_AIM OF THE EXERCISE_
Retype only the lines from the one containing "Reproduce this chart with D3.js." through the one containing "d3.scaleLinear().domain([0, 100]).range([565.7, 92.7]);", both included, word for word. Pictures stay out of the copy.

** START **

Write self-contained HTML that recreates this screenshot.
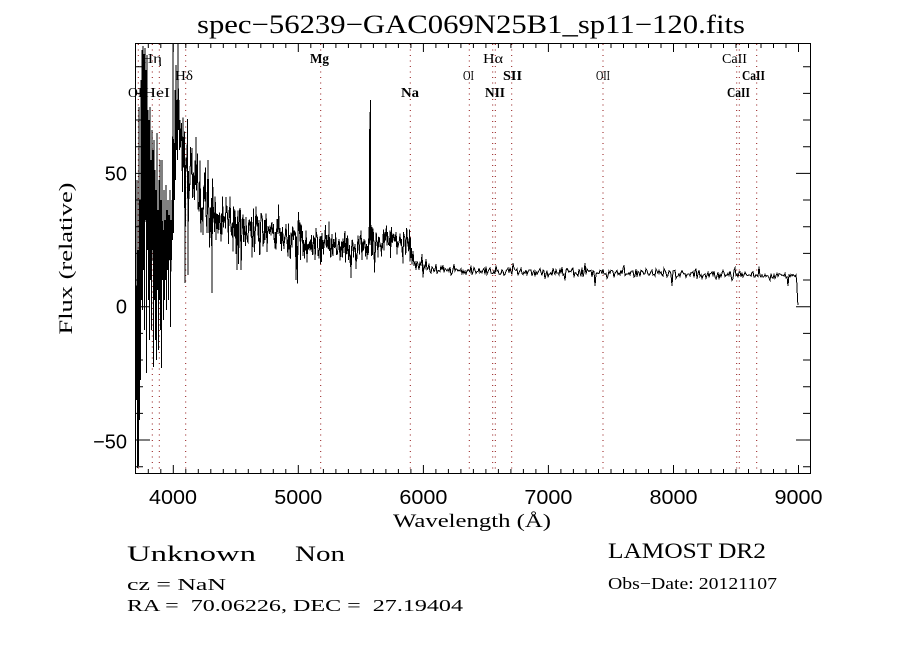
<!DOCTYPE html>
<html>
<head>
<meta charset="utf-8">
<style>
html,body{margin:0;padding:0;background:#fff;}
svg{display:block;}
.serif{font-family:"Liberation Serif","DejaVu Serif",serif;fill:#000;}
.sans{font-family:"Liberation Sans","DejaVu Sans",sans-serif;fill:#000;}
.lab{font-family:"Liberation Serif","DejaVu Serif",serif;font-size:14px;fill:#000;}
</style>
</head>
<body>
<svg width="900" height="650" viewBox="0 0 900 650" xmlns="http://www.w3.org/2000/svg">
<rect x="0" y="0" width="900" height="650" fill="#fff"/>

<text class="serif" x="197" y="33" font-size="26" textLength="548" lengthAdjust="spacingAndGlyphs">spec−56239−GAC069N25B1_sp11−120.fits</text>

<g stroke="#8f1010" stroke-width="1" stroke-dasharray="1 4.5" fill="none">
<path d="M138.3 44V473M152.3 44V473M159.3 44V473M185.7 44V473M320.7 44V473M410.3 44V473M469.3 44V473M492.7 44V473M495.3 44V473M511.7 44V473M603 44V473M736.7 44V473M739.3 44V473M756.7 44V473"/>
</g>

<path id="spec" fill="none" stroke="#000" stroke-width="1" shape-rendering="crispEdges" d="M136 330L136.5 400L137 180L137.5 468L138 250L138.5 466L139 107L139.5 420L140 200L140.5 380L141 80L141.5 300L142 50L142.5 310L143 46L143.5 270L144 60L144.5 330L145 48L145.5 220L146 70L146.5 373L147 55L147.5 250L148 110L148.5 300L149 120L149.5 340L150 107L150.5 280L151 160L151.5 330L152 130L152.5 250L153 150L153.5 367L154 140L154.5 300L155 170L155.5 340L156 190L156.5 360L157 133L157.5 290L158 210L158.5 350L159 180L159.5 300L160 160L160.5 330L161 200L161.5 368L162 160L162.5 280L163 230L163.5 320L164 190L164.5 300L165 220L165.5 280L166 185L166.5 310L167 210L167.5 270L168 200L168.5 300L169 215L169.5 260L170 190L170.5 327L171 220L171.5 260L172 200L172.5 240L173 44L173.5 233L174 150L174.5 200L175 90L175.5 180L176 65L176.5 150L177 100L177.5 160L178 44L178.5 130L179 100L179.5 150L180 120L184 165L188 136L192 200L196 162L200 225L204 182L208 230L212 190L216 235L220 198L224 238L228 204L232 240L236 208L240 241L244 211L248 244L252 214L256 243L260 216L264 245L268 218L272 247L276 220L280 249L284 222L288 250L292 225L296 251L300 228L304 253L308 230L312 255L316 233L320 258L324 237L328 261L332 239L336 261L340 239L344 261L348 239L352 261L356 238L360 259L364 236L368 257L369.5 245L370 129L370.5 100L371 240L372 256L376 233L380 254L384 231L388 252L392 229L396 251L400 229L404 251L408 229L412 262L416 258L420 272L428 266L436 275L444 269L452 276L460 270L468 275L476 269L484 275L492 270L500 275L508 270L513 263L520 275L528 270L536 276L544 270L552 276L560 271L568 276L576 271L584 276L592 271L595 286L600 272L608 276L616 271L624 265L632 276L640 272L648 277L656 271L664 277L672 286L680 272L688 277L696 272L704 277L712 272L720 277L728 272L735 268L744 277L752 273L760 278L768 273L776 278L784 274L788 286L792 276L796 275L797 285L798 305"/>

<rect x="135.5" y="43.5" width="675" height="430" fill="none" stroke="#000" stroke-width="1"/>

<g stroke="#000" stroke-width="1" fill="none">
<path d="M148.3 473v-4M160.8 473v-4M185.8 473v-4M198.3 473v-4M210.8 473v-4M223.3 473v-4M235.8 473v-4M248.3 473v-4M260.8 473v-4M273.3 473v-4M285.8 473v-4M310.8 473v-4M323.4 473v-4M335.9 473v-4M348.4 473v-4M360.9 473v-4M373.4 473v-4M385.9 473v-4M398.4 473v-4M410.9 473v-4M435.9 473v-4M448.4 473v-4M460.9 473v-4M473.4 473v-4M485.9 473v-4M498.4 473v-4M510.9 473v-4M523.4 473v-4M535.9 473v-4M560.9 473v-4M573.4 473v-4M586 473v-4M598.5 473v-4M611 473v-4M623.5 473v-4M636 473v-4M648.5 473v-4M661 473v-4M686 473v-4M698.5 473v-4M711 473v-4M723.5 473v-4M736 473v-4M748.5 473v-4M761 473v-4M773.5 473v-4M786 473v-4"/>
<path d="M173.3 473v-8M298.3 473v-8M423.4 473v-8M548.4 473v-8M673.5 473v-8M798.5 473v-8"/>
<path d="M148.3 44v4M160.8 44v4M185.8 44v4M198.3 44v4M210.8 44v4M223.3 44v4M235.8 44v4M248.3 44v4M260.8 44v4M273.3 44v4M285.8 44v4M310.8 44v4M323.4 44v4M335.9 44v4M348.4 44v4M360.9 44v4M373.4 44v4M385.9 44v4M398.4 44v4M410.9 44v4M435.9 44v4M448.4 44v4M460.9 44v4M473.4 44v4M485.9 44v4M498.4 44v4M510.9 44v4M523.4 44v4M535.9 44v4M560.9 44v4M573.4 44v4M586 44v4M598.5 44v4M611 44v4M623.5 44v4M636 44v4M648.5 44v4M661 44v4M686 44v4M698.5 44v4M711 44v4M723.5 44v4M736 44v4M748.5 44v4M761 44v4M773.5 44v4M786 44v4"/>
<path d="M173.3 44v8M298.3 44v8M423.4 44v8M548.4 44v8M673.5 44v8M798.5 44v8"/>
<path d="M136 466.7h7M136 413.4h7M136 386.7h7M136 360h7M136 333.4h7M136 280h7M136 253.4h7M136 226.7h7M136 200h7M136 146.7h7M136 120h7M136 93.4h7M136 66.7h7"/>
<path d="M136 440h14M136 306.7h14M136 173.4h14"/>
<path d="M810 466.7h-7M810 413.4h-7M810 386.7h-7M810 360h-7M810 333.4h-7M810 280h-7M810 253.4h-7M810 226.7h-7M810 200h-7M810 146.7h-7M810 120h-7M810 93.4h-7M810 66.7h-7"/>
<path d="M810 440h-14M810 306.7h-14M810 173.4h-14"/>
</g>

<text class="lab" x="128" y="97" textLength="19" lengthAdjust="spacingAndGlyphs">OII</text>
<text class="lab" x="143" y="97" textLength="27" lengthAdjust="spacingAndGlyphs">HeI</text>
<text class="lab" x="141" y="63" textLength="21" lengthAdjust="spacingAndGlyphs">Hη</text>
<text class="lab" x="175" y="80" textLength="18" lengthAdjust="spacingAndGlyphs">Hδ</text>
<text class="lab" x="310" y="63" textLength="19" lengthAdjust="spacingAndGlyphs" font-weight="bold">Mg</text>
<text class="lab" x="401" y="97" textLength="18" lengthAdjust="spacingAndGlyphs" font-weight="bold">Na</text>
<text class="lab" x="483" y="63" textLength="20" lengthAdjust="spacingAndGlyphs">Hα</text>
<text class="lab" x="463" y="80" textLength="11" lengthAdjust="spacingAndGlyphs">OI</text>
<text class="lab" x="503" y="80" textLength="19" lengthAdjust="spacingAndGlyphs" font-weight="bold">SII</text>
<text class="lab" x="485" y="97" textLength="20" lengthAdjust="spacingAndGlyphs" font-weight="bold">NII</text>
<text class="lab" x="596" y="80" textLength="14" lengthAdjust="spacingAndGlyphs">OII</text>
<text class="lab" x="722" y="63" textLength="25" lengthAdjust="spacingAndGlyphs">CaII</text>
<text class="lab" x="742" y="80" textLength="23" lengthAdjust="spacingAndGlyphs" font-weight="bold">CaII</text>
<text class="lab" x="727" y="97" textLength="23" lengthAdjust="spacingAndGlyphs" font-weight="bold">CaII</text>

<g class="sans" font-size="20" text-anchor="middle">
<text x="173" y="504" textLength="48" lengthAdjust="spacingAndGlyphs">4000</text>
<text x="298.3" y="504" textLength="48" lengthAdjust="spacingAndGlyphs">5000</text>
<text x="423.4" y="504" textLength="48" lengthAdjust="spacingAndGlyphs">6000</text>
<text x="548.4" y="504" textLength="48" lengthAdjust="spacingAndGlyphs">7000</text>
<text x="673.5" y="504" textLength="48" lengthAdjust="spacingAndGlyphs">8000</text>
<text x="798.5" y="504" textLength="48" lengthAdjust="spacingAndGlyphs">9000</text>
</g>
<g class="sans" font-size="20" text-anchor="end">
<text x="127" y="180.5">50</text>
<text x="127" y="313.5">0</text>
<text x="127" y="448.5">−50</text>
</g>

<text class="serif" x="393" y="527" font-size="19" textLength="158" lengthAdjust="spacingAndGlyphs">Wavelength (Å)</text>
<text class="serif" transform="rotate(-90)" x="-258.5" y="72" font-size="19" text-anchor="middle" textLength="152" lengthAdjust="spacingAndGlyphs">Flux (relative)</text>

<text class="serif" x="127" y="561" font-size="22" textLength="129" lengthAdjust="spacingAndGlyphs">Unknown</text>
<text class="serif" x="295" y="561" font-size="22" textLength="50" lengthAdjust="spacingAndGlyphs">Non</text>
<text class="serif" x="127" y="590" font-size="16.5" textLength="99" lengthAdjust="spacingAndGlyphs">cz = NaN</text>
<text class="serif" x="127" y="611" font-size="16.5" textLength="336" lengthAdjust="spacingAndGlyphs" xml:space="preserve">RA =  70.06226, DEC =  27.19404</text>
<text class="serif" x="608" y="558" font-size="22" textLength="158" lengthAdjust="spacingAndGlyphs">LAMOST DR2</text>
<text class="serif" x="608" y="589" font-size="16.5" textLength="169" lengthAdjust="spacingAndGlyphs">Obs−Date: 20121107</text>
</svg>

<script>
(function(){
var s=20121107;
function r(){s^=s<<13;s^=s>>>17;s^=s<<5;return (s>>>0)/4294967296;}
function n(){return (r()+r()+r()-1.5)*2;}
function it(t,x){if(x<=t[0][0])return t[0][1];for(var i=0;i<t.length-1;i++){if(x<=t[i+1][0]){var a=t[i],b=t[i+1];return a[1]+(b[1]-a[1])*(x-a[0])/(b[0]-a[0]);}}return t[t.length-1][1];}
var M=[[180,120],[186,150],[192,175],[200,200],[215,215],[230,222],[250,228],[280,235],[310,243],[330,250],[350,250],[368,246],[390,240],[408,240],[414,262],[430,270],[500,272],[600,273],[700,274],[790,276]];
var A=[[180,22],[200,18],[230,13],[280,11],[330,9],[408,9],[412,8],[425,5],[440,2.6],[800,2.2]];
var L=[136,330,136.5,400,137,180,137.5,468,138,250,138.5,466,139,107,139.5,420,140,200,140.5,380,141,80,141.5,300,142,50,142.5,310,143,46,143.5,270,144,60,144.5,330,145,48,145.5,220,146,70,146.5,373,147,55,147.5,250,148,110,148.5,300,149,120,149.5,340,150,107,150.5,280,151,160,151.5,330,152,130,152.5,250,153,150,153.5,367,154,140,154.5,300,155,170,155.5,340,156,190,156.5,360,157,133,157.5,290,158,210,158.5,350,159,180,159.5,300,160,160,160.5,330,161,200,161.5,368,162,160,162.5,280,163,230,163.5,320,164,190,164.5,300,165,220,165.5,280,166,185,166.5,310,167,210,167.5,270,168,200,168.5,300,169,215,169.5,260,170,190,170.5,327,171,220,171.5,260,172,200,172.5,240,173,44,173.5,233,174,150,174.5,200,175,90,175.5,180,176,65,176.5,150,177,100,177.5,160,178,44,178.5,130,179,100,179.5,150,180,120];
var O={185:283,188:275,212:293,196:137,208:160,237:270,296:280,513:263,595:286,624:265,672:286,735:268,788:286};
var pts=[];
for(var i=0;i<L.length;i+=2)pts.push(L[i].toFixed(1)+' '+L[i+1].toFixed(1));
var x=180.5;
while(x<795.5){
  var y;
  if(x===370){
    pts.push('369.6 129','369.8 245','370.3 100','370.6 240');
  } else if(x===370.5){
  } else {
    if(O.hasOwnProperty(x)){y=O[x];}
    else{
      var a=it(A,x);
      y=it(M,x)+a*n()*(r()<0.07?1.9:1);
      if(y<44)y=44;
    }
    pts.push(x.toFixed(1)+' '+y.toFixed(1));
  }
  x+=(x<412?0.5:1);
}
pts.push('796 275','797 285','797.5 300','798 305');
document.getElementById('spec').setAttribute('d','M'+pts.join('L'));
})();
</script>
</body>
</html>
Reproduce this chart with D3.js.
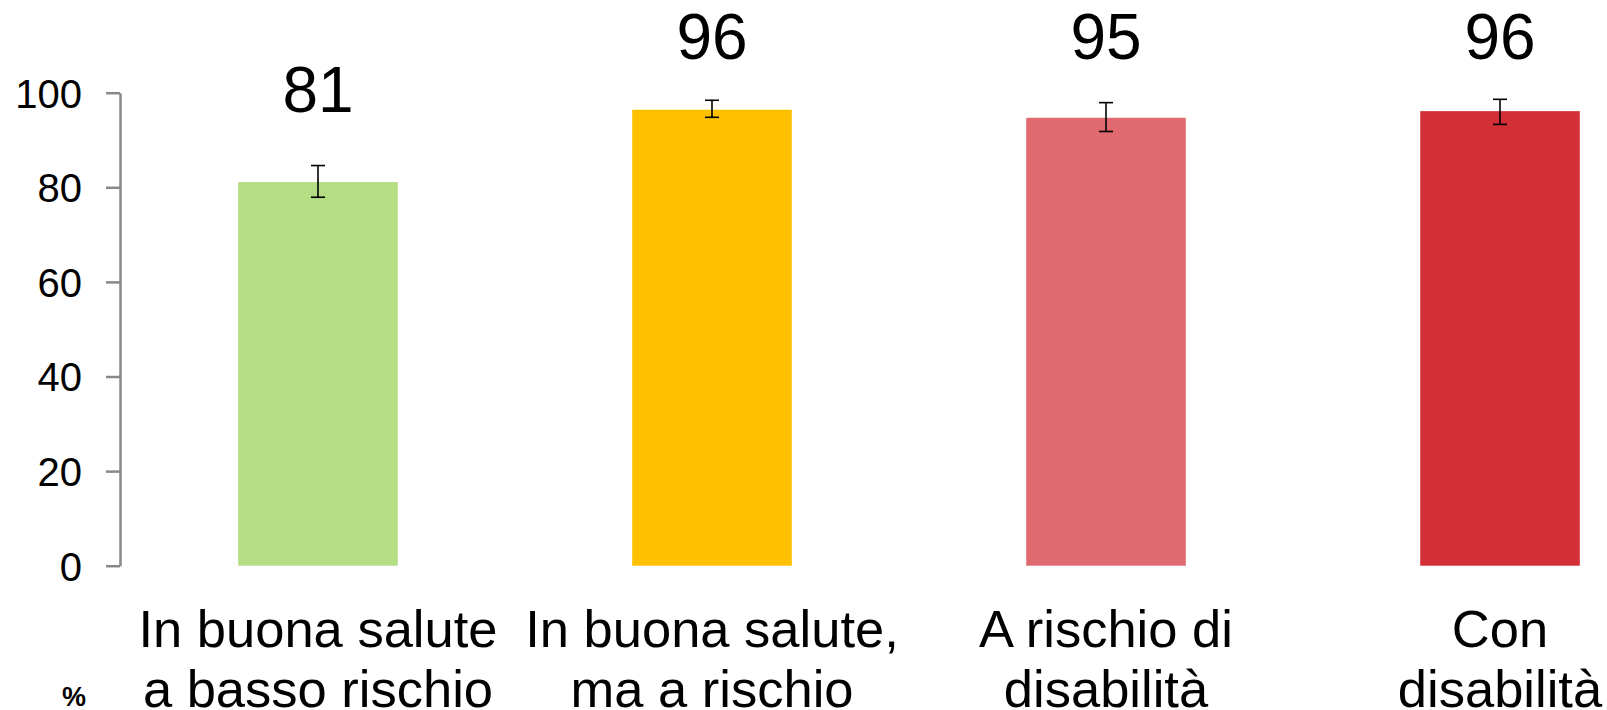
<!DOCTYPE html>
<html>
<head>
<meta charset="utf-8">
<script src="https://cdn.jsdelivr.net/npm/d3@7"></script>
<style>
  html, body { margin: 0; padding: 0; background: #fff; overflow: hidden; }
  svg { display: block; font-family: "Liberation Sans", Arial, sans-serif; }
</style>
</head>
<body>
<svg id="chart" width="1607" height="710"></svg>
<script>
const categories = [
  ["In buona salute", "a basso rischio"],
  ["In buona salute,", "ma a rischio"],
  ["A rischio di", "disabilità"],
  ["Con", "disabilità"]
];
const values = [81.1, 96.4, 94.7, 96.1];
const errLow = [77.9, 94.8, 91.8, 93.3];
const errHigh = [84.6, 98.4, 97.9, 98.6];
const colors = ["#b4dd84", "#ffc000", "#e06a70", "#d32f36"];
const yTicks = [0, 20, 40, 60, 80, 100];
const unitLabel = "%";

const svg = d3.select("#chart");
const keys = categories.map((d, i) => i);

const x = d3.scaleBand().domain(keys).range([120, 1698]).paddingInner(0.595).paddingOuter(0.3);
const y = d3.scaleLinear().domain([0, 100]).range([565.7, 92.7]);

// axis
const yAxis = d3.axisLeft(y).tickValues(yTicks).tickSize(14).tickPadding(24).tickSizeOuter(0);
const ag = svg.append("g").attr("transform", "translate(120,0)").call(yAxis);
ag.select(".domain").attr("stroke", "#888").attr("stroke-width", 2.5);
ag.selectAll(".tick line").attr("stroke", "#888").attr("stroke-width", 2.5);
ag.selectAll(".tick text").attr("fill", "#000").attr("font-size", 40)
  .attr("font-family", "Liberation Sans, Arial, sans-serif").attr("dy", "0.36em");

// bars
svg.append("g").selectAll("rect").data(keys).join("rect")
  .attr("x", i => x(i))
  .attr("width", x.bandwidth())
  .attr("y", i => y(values[i]))
  .attr("height", i => y(0) - y(values[i]))
  .attr("fill", i => colors[i]);

// error bars
const eg = svg.append("g").attr("stroke", "#000").attr("stroke-width", 1.6);
keys.forEach(i => {
  const cx = x(i) + x.bandwidth() / 2;
  eg.append("line").attr("x1", cx).attr("x2", cx).attr("y1", y(errLow[i])).attr("y2", y(errHigh[i]));
  eg.append("line").attr("x1", cx - 7).attr("x2", cx + 7).attr("y1", y(errLow[i])).attr("y2", y(errLow[i]));
  eg.append("line").attr("x1", cx - 7).attr("x2", cx + 7).attr("y1", y(errHigh[i])).attr("y2", y(errHigh[i]));
});

// value labels
svg.append("g").selectAll("text").data(keys).join("text")
  .attr("x", i => x(i) + x.bandwidth() / 2)
  .attr("y", i => Math.max(59.3, y(errHigh[i]) - 54))
  .attr("text-anchor", "middle")
  .attr("font-size", 64)
  .attr("fill", "#000")
  .text(i => Math.round(values[i]));

// category labels
const cg = svg.append("g");
keys.forEach(i => {
  const t = cg.append("text")
    .attr("x", x(i) + x.bandwidth() / 2)
    .attr("y", 646.5)
    .attr("text-anchor", "middle")
    .attr("font-size", 52.5)
    .attr("fill", "#000");
  categories[i].forEach((line, j) => {
    t.append("tspan").attr("x", x(i) + x.bandwidth() / 2).attr("dy", j === 0 ? 0 : 60).text(line);
  });
});

// unit label
svg.append("text").attr("x", 74).attr("y", 706).attr("text-anchor", "middle")
  .attr("font-size", 27).attr("font-weight", "bold").attr("fill", "#000").text(unitLabel);
</script>
</body>
</html>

** END **

_TASK OUTPUT_
Reproduce this chart with D3.js.
<!DOCTYPE html>
<html>
<head>
<meta charset="utf-8">
<script src="https://cdn.jsdelivr.net/npm/d3@7"></script>
<style>
  html, body { margin: 0; padding: 0; background: #fff; overflow: hidden; }
  svg { display: block; font-family: "Liberation Sans", Arial, sans-serif; }
</style>
</head>
<body>
<svg id="chart" width="1607" height="710"></svg>
<script>
const categories = [
  ["In buona salute", "a basso rischio"],
  ["In buona salute,", "ma a rischio"],
  ["A rischio di", "disabilità"],
  ["Con", "disabilità"]
];
const values = [81.1, 96.4, 94.7, 96.1];
const errLow = [77.9, 94.8, 91.8, 93.3];
const errHigh = [84.6, 98.4, 97.9, 98.6];
const colors = ["#b4dd84", "#ffc000", "#e06a70", "#d32f36"];
const yTicks = [0, 20, 40, 60, 80, 100];
const unitLabel = "%";

const svg = d3.select("#chart");
const keys = categories.map((d, i) => i);

const x = d3.scaleBand().domain(keys).range([120, 1698]).paddingInner(0.595).paddingOuter(0.3);
const y = d3.scaleLinear().domain([0, 100]).range([565.7, 92.7]);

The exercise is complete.